The case is part of a broader and complicated legal environment that also involves the federal courts and the Florida Legislature.
Last month, a federal judge in Tallahassee blocked an Amendment 4 implementing law that requires felons to pay their restitution, fees and fines before they can register to vote, although his ruling was specifically limited to a group of 17 former inmates who participated in the litigation.
U.S. District Judge Robert Hinkle ruled that requiring felons to pay restitution and fines before registering to vote does raise questions of constitutionality. But he added that some of those questions can be settled by the Florida Supreme Court, through ongoing lawsuits, or by the Florida Legislature, which starts its annual session in January 2020.
Amendment 4 took effect in January 2019. Felons who had completed their sentences were allowed to register and some have already participated in municipal elections. Those with outstanding financial obligations were not denied the opportunity to register.

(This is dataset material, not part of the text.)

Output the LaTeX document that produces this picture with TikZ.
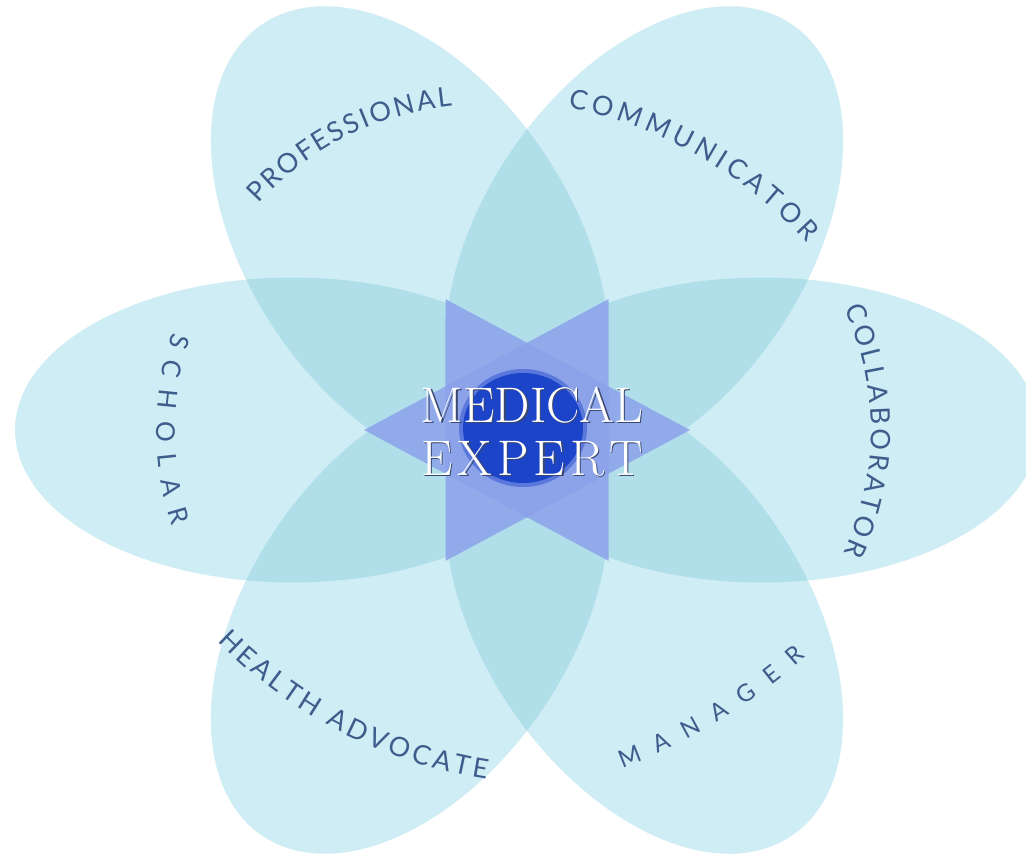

The Legislature passed the implementing bill in early May and it became law on July 1. The statute does allow the felons to petition a judge to either waive restitution or convert it into community service hours.
According to an analysis by University of Florida political science professor Dan Smith, the vast majority of felons who have registered since the passage of Amendment 4 owe some type of fine, fee or restitution.
Using information from the Department of Corrections and the state’s Offender-Based Information System, Smith found fewer than one in five individuals with a felony conviction other than murder or felony sexual offense are likely to be eligible to vote.
That means that across all 67 counties, the law would “effectively disenfranchise hundreds of thousands of voters who would have been eligible to vote in Florida under Amendment 4 had the Legislature not stepped in to dismantle it.”
As the Phoenix has previously reported, Florida is one of only eight states that denies felons who owe fines, fees or restitution from having their voting rights restored after completing their sentences.